The rest are too seasoned to need any guidelines. Sunil Gavaskar, for his part, has already demonstrated, vis-a-vis Geoffrey Boycott, how this five-second gap could be tellingly employed to score points on TV. But no telecaster, in this Asia Cup, is there to score points. He is there to assist the game of cricket in the huge task of recapturing its sonorous aura on the small screen. How one wishes they had got over someone like Richie Benaud to talk to the commentary team - before this Asia Cup got under way.

For the Asia Cup telecasters, as `team members', are charged, this time out, with the kind of inspirational task that cries out for, say, a Vijay Merchant from a different `no-win' situation in a different era. As Chairman of Selectors, I recall Vijay Merchant's wanting (inside a closed CCI room with not one intruder present) the whole Indian touring team (of no-hopers) that he had helped pick, early in 1971.

The pep talk that Vijay Merchant came up with, on that occasion, so galvanised one Sunil Gavaskar that, as a stripling, Sunny boy came up with 774 runs from 8 innings in 4 Tests (ave 154.80) - with a scoreline of 65 and 67 not out; 116 and 64 not out; 1 and 117 not out; 124 and 220.

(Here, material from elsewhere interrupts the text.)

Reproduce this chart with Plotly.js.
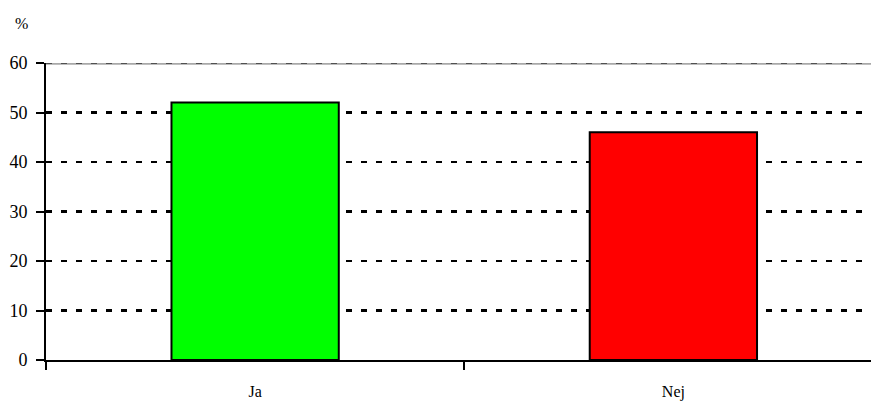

Today Sunil Gavaskar and his co-commentators, in this Asia Cup, would do well to keep - at the back of their mind all the time - that there are those who believe that cricket, on our television set, can never look the same again. Such `set' thinking they have to prove radically wrong - as ones telecast in the mould. To the extent television rises to the occasion in cricket's hour of peril will players - there in the middle - be encouraged to deliver. The two are intertwined as never before, now in Dhaka. Cricketers want to get back the feel of being watched, as before, for their skills. Telecasters have to carry the conviction of one-day cricket being worth viewing all the way - as before. The words must match the action. They always did. They have to do so even more now - or never! It is a moment in which we want `vision' on television.